Now, imagine that we could compute not just a prediction from our first stage but a pure randomized military experience that is not correlated with unobserved variables. Obviously, we cannot, otherwise we would not worry about the backdoor path, but what do we know about a linear model that includes that magic pure randomized military experience as a predictor? That its true direct effect on career/wages will be independent from unobserved variables and, therefore, all their influence will be offloaded into residuals (\(\epsilon_{\widehat{CW}}\), note the hat that differentiates them the residuals that you get if you use observed military experience), which will be correlated with those unobserved variables. Just like the residuals of our first stage model (\(\epsilon_{ME}\))! But if both sets of residuals are correlated with unobserved variables (\(\epsilon_{ME} \propto UV\) and \(\epsilon_{\widehat{CW}} \propto UV\)), the two sets of residuals are also correlated: \(\epsilon_{ME} \propto \epsilon_{\widehat{CW}}\).
These correlated residuals sound wonderfully entertaining but why should we care about them given that \(\epsilon_{\widehat{CW}}\) are hypothetical residuals given the hypothetical randomized military experience that we do not have access to? Because we can make them real by using their covariance with \(\epsilon_{ME}\) that we can compute! Here is the idea: let us use two simple linear models to predict military experience from draft number and career/wages from actual military experience but allow the residuals of two models to be correlated. Again, given that \(\epsilon_{ME} \propto UV\), if we make \(\epsilon_{ME} \propto \epsilon_{CW}\), therefore, \(\epsilon_{CW} \propto UV\). In other words, \(\epsilon_{CW} \approx \epsilon_{\widehat{CW}}\). But this means that since \(\epsilon_{CW}\) accounts for the variance due to unobserved variables, it must not be accounted for by other terms of the linear model and our effect of military experience (\(\beta^{true}_{ME}\)) expresses just the direct path: \[\widehat{CW} = \alpha_{CW} + \beta^{true}_{ME} \cdot ME + \epsilon_{\widehat{CW}}\]
This is a very elegant trick: We do not know what the correlation between residuals and unobserved variables is but we do know that it must be the same (very similar) and we account for it by enforcing the correlation between the residuals that we deduced must exist.

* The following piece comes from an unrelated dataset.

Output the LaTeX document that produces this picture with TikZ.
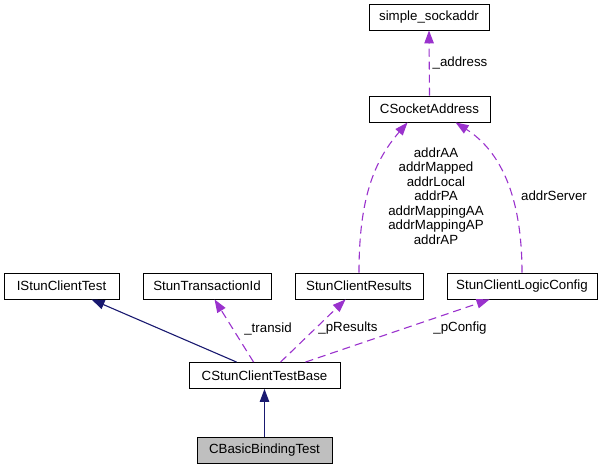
\documentclass[tikz,border=0pt]{standalone}
\usepackage{fontspec}
\setmainfont{Liberation Sans}
\usetikzlibrary{arrows.meta,calc}
\definecolor{navyedge}{HTML}{191970}
\definecolor{purpedge}{HTML}{9A32CD}
\definecolor{grayfill}{HTML}{BFBFBF}
\begin{document}
\begin{tikzpicture}[x=1pt,y=-1pt,
  font=\fontsize{13.3}{14.5}\selectfont,
  box/.style={draw=black, line width=0.9pt, minimum height=26pt, inner sep=0pt, fill=white},
  inh/.style={draw=navyedge, line width=1.1pt, -{Triangle[length=13pt,width=9.5pt]}},
  use/.style={draw=purpedge, line width=1.1pt, dash pattern=on 8pt off 5pt, -{Triangle[length=13pt,width=9.5pt]}},
  lbl/.style={inner sep=0pt, text=black}]
\useasboundingbox (0,0) rectangle (605,469);

\node[box, minimum width=120pt] (ssa) at (429,17) {simple\_sockaddr};
\node[box, minimum width=121pt] (csa) at (429.5,109) {CSocketAddress};
\node[box, minimum width=115pt] (isct) at (61.5,286) {IStunClientTest};
\node[box, minimum width=128pt] (sti) at (207,286) {StunTransactionId};
\node[box, minimum width=128pt] (scr) at (359,286) {StunClientResults};
\node[box, minimum width=150pt] (sclc) at (522,286) {StunClientLogicConfig};
\node[box, minimum width=151pt] (base) at (264.5,375.5) {CStunClientTestBase};
\node[box, minimum width=135pt, fill=grayfill] (bbt) at (264.5,450) {CBasicBindingTest};

\draw[inh] (bbt.north) -- (base.south);
\draw[inh] ($(base.north west)+(48,0)$) -- ($(isct.south west)+(88,0)$);
\draw[use] ($(base.north west)+(65,0)$) -- ($(sti.south west)+(72,0)$);
\draw[use] ($(base.north west)+(92,0)$) -- ($(scr.south west)+(51,0)$);
\draw[use] ($(base.north west)+(117,0)$) -- ($(sclc.south west)+(43,0)$);
\draw[use] (csa.north) -- (ssa.south);
\draw[use] (scr.north) .. controls ($(scr.north)+(0,-75)$) and ($(csa.south west)+(6,38)$) .. ($(csa.south west)+(39,0)$);
\draw[use] (sclc.north) .. controls ($(sclc.north)+(0,-78)$) and ($(csa.south west)+(131,28)$) .. ($(csa.south west)+(87,0)$);

\node[lbl] (laddress) at (460,63) {\_address};
\node[lbl, align=center] (lmulti) at (436,196) {addrAA\\addrMapped\\addrLocal\\addrPA\\addrMappingAA\\addrMappingAP\\addrAP};
\node[lbl] (lserver) at (554,196) {addrServer};
\node[lbl] (ltransid) at (268,329) {\_transid};
\node[lbl] (lpresults) at (348,328) {\_pResults};
\node[lbl] (lpconfig) at (460,328) {\_pConfig};
\end{tikzpicture}
\end{document}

On the one hand, there is an obvious elephant in the room in that the whole thing works well only if the assumption that residuals are correlated is true. On the other hand, because we are fitting the covariance matrix as part of the model, we can check whether our assumption about that correlation was supported by data. If it was not, our instrumental variable was probably not as good as hoped for.